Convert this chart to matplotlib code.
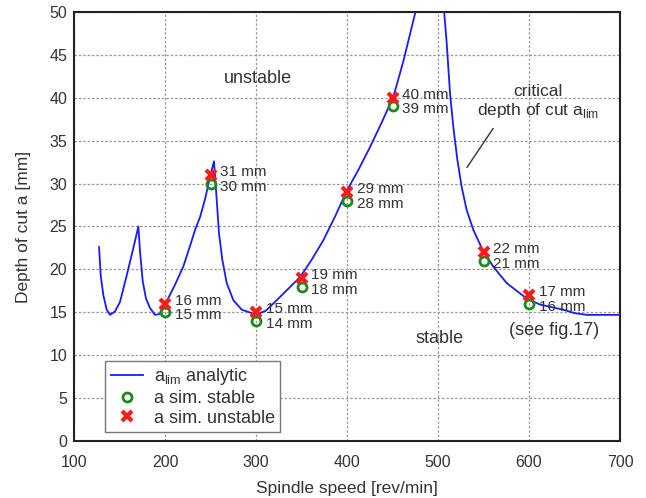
import matplotlib
matplotlib.use('Agg')
import matplotlib.pyplot as plt

plt.rcParams['font.family'] = ['Liberation Sans', 'DejaVu Sans']
plt.rcParams['mathtext.fontset'] = 'custom'
plt.rcParams['mathtext.rm'] = 'Liberation Sans'

# analytic stability limit
speed = [127.5, 129.3, 132.2, 135.9, 139.6, 145, 150.5, 157.9, 165.2, 170.7, 172.5,
         175.5, 179.1, 183.5, 189, 194.5, 200, 210, 220, 228, 233, 238.5, 244, 249.5,
         253.8, 256.8, 259.3, 263, 267.8, 275.1, 284.3, 295.3, 300, 311, 322.7, 335,
         348.4, 361, 374, 387, 400.4, 412, 425, 438, 450.9, 462, 474.7, 480, 490,
         498, 503, 506.6, 509.5, 513.2, 516.8, 521.2, 526, 531.5, 538.8, 548, 560.8,
         575.5, 597.5, 612, 637.7, 650, 663.4, 700]
a_lim = [22.6, 19.3, 17.0, 15.3, 14.7, 15.1, 16.2, 19.3, 22.5, 25.0, 22.1,
         18.6, 16.6, 15.5, 14.7, 14.8, 15.9, 18.0, 20.3, 22.9, 24.6, 26.1, 28.2, 30.8,
         32.6, 28.1, 24.2, 21.1, 18.4, 16.4, 15.3, 14.9, 14.7, 15.2, 16.4, 17.7,
         19.1, 21.1, 23.4, 26.2, 29.3, 31.5, 34.2, 37.1, 40.1, 44.3, 49.8, 53, 57,
         57.5, 54, 50.2, 46.4, 40.5, 36.6, 32.8, 29.6, 26.9, 24.6, 22.5, 20.3,
         18.4, 16.6, 15.9, 15.3, 14.9, 14.7, 14.7]

# simulation results
sim_speed = [200, 250, 300, 350, 400, 450, 550, 600]
sim_stable = [15, 30, 14, 18, 28, 39, 21, 16]
sim_unstable = [16, 31, 15, 19, 29, 40, 22, 17]

txt = '#333333'

fig = plt.figure(figsize=(6.46, 4.98), dpi=100)
ax = fig.add_axes([0.1146, 0.1145, 0.8452, 0.8614])

ax.plot(speed, a_lim, color='#1a1aff', lw=1.3, label=r'a$_{\rm lim}$ analytic', zorder=3)
ax.plot(sim_speed, sim_stable, 'o', ls='none', mfc='none', mec='#1a8a1a', mew=2, ms=6.5,
        label='a sim. stable', zorder=4)
ax.plot(sim_speed, sim_unstable, 'x', ls='none', color='#ff1a1a', mew=3, ms=7,
        label='a sim. unstable', zorder=5)

for s, v in zip(sim_speed, sim_unstable):
    ax.annotate('%d mm' % v, (s, v), xytext=(7, 2.2), textcoords='offset points',
                va='center', ha='left', fontsize=11, color=txt, zorder=6)
for s, v in zip(sim_speed, sim_stable):
    ax.annotate('%d mm' % v, (s, v), xytext=(7, -2.2), textcoords='offset points',
                va='center', ha='left', fontsize=11, color=txt, zorder=6)

ax.text(302, 42.3, 'unstable', ha='center', va='center', fontsize=13, color=txt)
ax.text(502, 11.9, 'stable', ha='center', va='center', fontsize=13, color=txt)
ax.text(628, 12.9, '(see fig.17)', ha='center', va='center', fontsize=13, color=txt)
ax.text(610, 39.5, 'critical\n' + r'depth of cut a$_{\rm lim}$', ha='center', va='center',
        fontsize=12.5, color=txt, linespacing=1.1)
ax.plot([560.4, 531.9], [36.4, 31.9], color='#333333', lw=1)

ax.set_xlim(100, 700)
ax.set_ylim(0, 50)
ax.set_xticks(range(100, 701, 100))
ax.set_yticks(range(0, 51, 5))
ax.grid(True, color='#999999', ls=(0, (2, 1.5)), lw=0.9)
ax.set_axisbelow(True)
ax.tick_params(direction='in', length=0, labelsize=11.5, labelcolor=txt)
ax.tick_params(axis='x', pad=10)
ax.tick_params(axis='y', pad=5)
for sp in ax.spines.values():
    sp.set_linewidth(1.5)
    sp.set_color('#222222')

ax.set_xlabel('Spindle speed [rev/min]', fontsize=12.5, color=txt, labelpad=8)
ax.set_ylabel('Depth of cut a [mm]', fontsize=12.5, color=txt, labelpad=13)

leg = ax.legend(loc='lower left', bbox_to_anchor=(0.057, 0.021), borderaxespad=0,
                fontsize=13, fancybox=False, framealpha=1, edgecolor='#777777',
                handlelength=1.8, borderpad=0.3, labelspacing=0.15, handletextpad=0.6)
for t in leg.get_texts():
    t.set_color(txt)

fig.savefig('out.png', dpi=100)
++++++++
Exercise prompt: Copy each line in full and exactly, omitting any picture.

Correct answer:
Convert this chart to matplotlib code.
import matplotlib
matplotlib.use('Agg')
import matplotlib.pyplot as plt

plt.rcParams['font.family'] = ['Liberation Sans', 'DejaVu Sans']
plt.rcParams['mathtext.fontset'] = 'custom'
plt.rcParams['mathtext.rm'] = 'Liberation Sans'

# analytic stability limit
speed = [127.5, 129.3, 132.2, 135.9, 139.6, 145, 150.5, 157.9, 165.2, 170.7, 172.5,
         175.5, 179.1, 183.5, 189, 194.5, 200, 210, 220, 228, 233, 238.5, 244, 249.5,
         253.8, 256.8, 259.3, 263, 267.8, 275.1, 284.3, 295.3, 300, 311, 322.7, 335,
         348.4, 361, 374, 387, 400.4, 412, 425, 438, 450.9, 462, 474.7, 480, 490,
         498, 503, 506.6, 509.5, 513.2, 516.8, 521.2, 526, 531.5, 538.8, 548, 560.8,
         575.5, 597.5, 612, 637.7, 650, 663.4, 700]
a_lim = [22.6, 19.3, 17.0, 15.3, 14.7, 15.1, 16.2, 19.3, 22.5, 25.0, 22.1,
         18.6, 16.6, 15.5, 14.7, 14.8, 15.9, 18.0, 20.3, 22.9, 24.6, 26.1, 28.2, 30.8,
         32.6, 28.1, 24.2, 21.1, 18.4, 16.4, 15.3, 14.9, 14.7, 15.2, 16.4, 17.7,
         19.1, 21.1, 23.4, 26.2, 29.3, 31.5, 34.2, 37.1, 40.1, 44.3, 49.8, 53, 57,
         57.5, 54, 50.2, 46.4, 40.5, 36.6, 32.8, 29.6, 26.9, 24.6, 22.5, 20.3,
         18.4, 16.6, 15.9, 15.3, 14.9, 14.7, 14.7]

# simulation results
sim_speed = [200, 250, 300, 350, 400, 450, 550, 600]
sim_stable = [15, 30, 14, 18, 28, 39, 21, 16]
sim_unstable = [16, 31, 15, 19, 29, 40, 22, 17]

txt = '#333333'

fig = plt.figure(figsize=(6.46, 4.98), dpi=100)
ax = fig.add_axes([0.1146, 0.1145, 0.8452, 0.8614])

ax.plot(speed, a_lim, color='#1a1aff', lw=1.3, label=r'a$_{\rm lim}$ analytic', zorder=3)
ax.plot(sim_speed, sim_stable, 'o', ls='none', mfc='none', mec='#1a8a1a', mew=2, ms=6.5,
        label='a sim. stable', zorder=4)
ax.plot(sim_speed, sim_unstable, 'x', ls='none', color='#ff1a1a', mew=3, ms=7,
        label='a sim. unstable', zorder=5)

for s, v in zip(sim_speed, sim_unstable):
    ax.annotate('%d mm' % v, (s, v), xytext=(7, 2.2), textcoords='offset points',
                va='center', ha='left', fontsize=11, color=txt, zorder=6)
for s, v in zip(sim_speed, sim_stable):
    ax.annotate('%d mm' % v, (s, v), xytext=(7, -2.2), textcoords='offset points',
                va='center', ha='left', fontsize=11, color=txt, zorder=6)

ax.text(302, 42.3, 'unstable', ha='center', va='center', fontsize=13, color=txt)
ax.text(502, 11.9, 'stable', ha='center', va='center', fontsize=13, color=txt)
ax.text(628, 12.9, '(see fig.17)', ha='center', va='center', fontsize=13, color=txt)
ax.text(610, 39.5, 'critical\n' + r'depth of cut a$_{\rm lim}$', ha='center', va='center',
        fontsize=12.5, color=txt, linespacing=1.1)
ax.plot([560.4, 531.9], [36.4, 31.9], color='#333333', lw=1)

ax.set_xlim(100, 700)
ax.set_ylim(0, 50)
ax.set_xticks(range(100, 701, 100))
ax.set_yticks(range(0, 51, 5))
ax.grid(True, color='#999999', ls=(0, (2, 1.5)), lw=0.9)
ax.set_axisbelow(True)
ax.tick_params(direction='in', length=0, labelsize=11.5, labelcolor=txt)
ax.tick_params(axis='x', pad=10)
ax.tick_params(axis='y', pad=5)
for sp in ax.spines.values():
    sp.set_linewidth(1.5)
    sp.set_color('#222222')

ax.set_xlabel('Spindle speed [rev/min]', fontsize=12.5, color=txt, labelpad=8)
ax.set_ylabel('Depth of cut a [mm]', fontsize=12.5, color=txt, labelpad=13)

leg = ax.legend(loc='lower left', bbox_to_anchor=(0.057, 0.021), borderaxespad=0,
                fontsize=13, fancybox=False, framealpha=1, edgecolor='#777777',
                handlelength=1.8, borderpad=0.3, labelspacing=0.15, handletextpad=0.6)
for t in leg.get_texts():
    t.set_color(txt)

fig.savefig('out.png', dpi=100)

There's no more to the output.